## START Collected data

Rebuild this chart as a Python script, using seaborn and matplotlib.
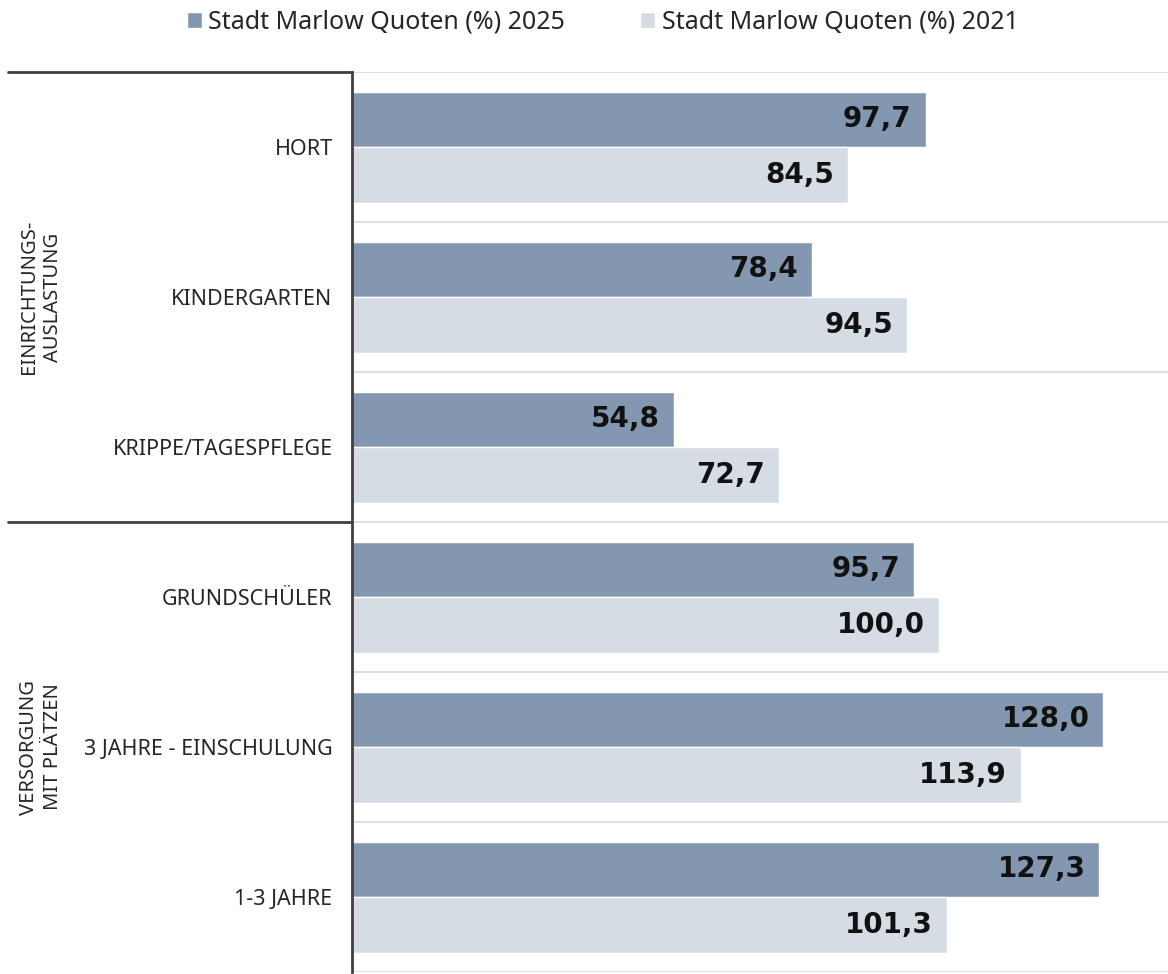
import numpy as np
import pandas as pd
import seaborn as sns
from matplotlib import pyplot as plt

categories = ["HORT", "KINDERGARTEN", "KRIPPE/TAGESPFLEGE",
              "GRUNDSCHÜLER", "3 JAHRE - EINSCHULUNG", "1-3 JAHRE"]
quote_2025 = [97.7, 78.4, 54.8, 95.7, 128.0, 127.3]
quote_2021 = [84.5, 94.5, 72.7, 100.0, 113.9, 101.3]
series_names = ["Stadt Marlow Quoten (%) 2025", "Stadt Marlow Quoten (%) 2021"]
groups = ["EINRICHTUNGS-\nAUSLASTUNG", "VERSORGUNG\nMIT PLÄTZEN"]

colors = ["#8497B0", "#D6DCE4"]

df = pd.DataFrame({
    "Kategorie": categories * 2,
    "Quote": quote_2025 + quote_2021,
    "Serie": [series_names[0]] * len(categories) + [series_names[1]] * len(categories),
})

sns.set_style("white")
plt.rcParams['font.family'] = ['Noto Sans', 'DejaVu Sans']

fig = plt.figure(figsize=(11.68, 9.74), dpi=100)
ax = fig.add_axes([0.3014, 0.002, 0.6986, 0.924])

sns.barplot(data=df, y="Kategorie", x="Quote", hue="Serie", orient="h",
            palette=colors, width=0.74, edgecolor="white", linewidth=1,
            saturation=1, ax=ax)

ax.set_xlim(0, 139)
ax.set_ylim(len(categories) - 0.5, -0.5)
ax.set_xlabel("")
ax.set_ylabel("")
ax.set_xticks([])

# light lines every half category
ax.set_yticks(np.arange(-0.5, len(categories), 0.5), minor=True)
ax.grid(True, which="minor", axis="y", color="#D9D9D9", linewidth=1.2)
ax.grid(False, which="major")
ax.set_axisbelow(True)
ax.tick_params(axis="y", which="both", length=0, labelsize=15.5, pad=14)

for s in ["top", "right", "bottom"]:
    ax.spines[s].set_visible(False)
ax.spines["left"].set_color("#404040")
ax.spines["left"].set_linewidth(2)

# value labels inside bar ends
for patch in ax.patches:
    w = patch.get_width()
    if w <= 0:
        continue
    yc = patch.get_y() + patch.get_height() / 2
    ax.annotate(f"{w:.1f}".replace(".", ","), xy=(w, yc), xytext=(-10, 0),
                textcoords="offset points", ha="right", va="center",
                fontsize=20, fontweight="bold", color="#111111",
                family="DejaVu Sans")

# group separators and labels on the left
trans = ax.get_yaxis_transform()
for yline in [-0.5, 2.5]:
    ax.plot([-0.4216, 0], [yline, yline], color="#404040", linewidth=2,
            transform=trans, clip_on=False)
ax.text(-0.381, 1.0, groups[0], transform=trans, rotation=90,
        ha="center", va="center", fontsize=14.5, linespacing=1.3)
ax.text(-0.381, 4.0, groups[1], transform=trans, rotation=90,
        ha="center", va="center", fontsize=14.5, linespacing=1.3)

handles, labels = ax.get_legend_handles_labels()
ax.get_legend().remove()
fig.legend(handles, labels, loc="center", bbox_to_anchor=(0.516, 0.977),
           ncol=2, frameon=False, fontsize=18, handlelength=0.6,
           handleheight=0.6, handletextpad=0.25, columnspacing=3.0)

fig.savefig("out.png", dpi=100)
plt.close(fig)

## END Collected data

:: Directions for this task ::
The listing above must be printed again exactly, minus its pictures.

:: Correct output ::
Rebuild this chart as a Python script, using seaborn and matplotlib.
import numpy as np
import pandas as pd
import seaborn as sns
from matplotlib import pyplot as plt

categories = ["HORT", "KINDERGARTEN", "KRIPPE/TAGESPFLEGE",
              "GRUNDSCHÜLER", "3 JAHRE - EINSCHULUNG", "1-3 JAHRE"]
quote_2025 = [97.7, 78.4, 54.8, 95.7, 128.0, 127.3]
quote_2021 = [84.5, 94.5, 72.7, 100.0, 113.9, 101.3]
series_names = ["Stadt Marlow Quoten (%) 2025", "Stadt Marlow Quoten (%) 2021"]
groups = ["EINRICHTUNGS-\nAUSLASTUNG", "VERSORGUNG\nMIT PLÄTZEN"]

colors = ["#8497B0", "#D6DCE4"]

df = pd.DataFrame({
    "Kategorie": categories * 2,
    "Quote": quote_2025 + quote_2021,
    "Serie": [series_names[0]] * len(categories) + [series_names[1]] * len(categories),
})

sns.set_style("white")
plt.rcParams['font.family'] = ['Noto Sans', 'DejaVu Sans']

fig = plt.figure(figsize=(11.68, 9.74), dpi=100)
ax = fig.add_axes([0.3014, 0.002, 0.6986, 0.924])

sns.barplot(data=df, y="Kategorie", x="Quote", hue="Serie", orient="h",
            palette=colors, width=0.74, edgecolor="white", linewidth=1,
            saturation=1, ax=ax)

ax.set_xlim(0, 139)
ax.set_ylim(len(categories) - 0.5, -0.5)
ax.set_xlabel("")
ax.set_ylabel("")
ax.set_xticks([])

# light lines every half category
ax.set_yticks(np.arange(-0.5, len(categories), 0.5), minor=True)
ax.grid(True, which="minor", axis="y", color="#D9D9D9", linewidth=1.2)
ax.grid(False, which="major")
ax.set_axisbelow(True)
ax.tick_params(axis="y", which="both", length=0, labelsize=15.5, pad=14)

for s in ["top", "right", "bottom"]:
    ax.spines[s].set_visible(False)
ax.spines["left"].set_color("#404040")
ax.spines["left"].set_linewidth(2)

# value labels inside bar ends
for patch in ax.patches:
    w = patch.get_width()
    if w <= 0:
        continue
    yc = patch.get_y() + patch.get_height() / 2
    ax.annotate(f"{w:.1f}".replace(".", ","), xy=(w, yc), xytext=(-10, 0),
                textcoords="offset points", ha="right", va="center",
                fontsize=20, fontweight="bold", color="#111111",
                family="DejaVu Sans")

# group separators and labels on the left
trans = ax.get_yaxis_transform()
for yline in [-0.5, 2.5]:
    ax.plot([-0.4216, 0], [yline, yline], color="#404040", linewidth=2,
            transform=trans, clip_on=False)
ax.text(-0.381, 1.0, groups[0], transform=trans, rotation=90,
        ha="center", va="center", fontsize=14.5, linespacing=1.3)
ax.text(-0.381, 4.0, groups[1], transform=trans, rotation=90,
        ha="center", va="center", fontsize=14.5, linespacing=1.3)

handles, labels = ax.get_legend_handles_labels()
ax.get_legend().remove()
fig.legend(handles, labels, loc="center", bbox_to_anchor=(0.516, 0.977),
           ncol=2, frameon=False, fontsize=18, handlelength=0.6,
           handleheight=0.6, handletextpad=0.25, columnspacing=3.0)

fig.savefig("out.png", dpi=100)
plt.close(fig)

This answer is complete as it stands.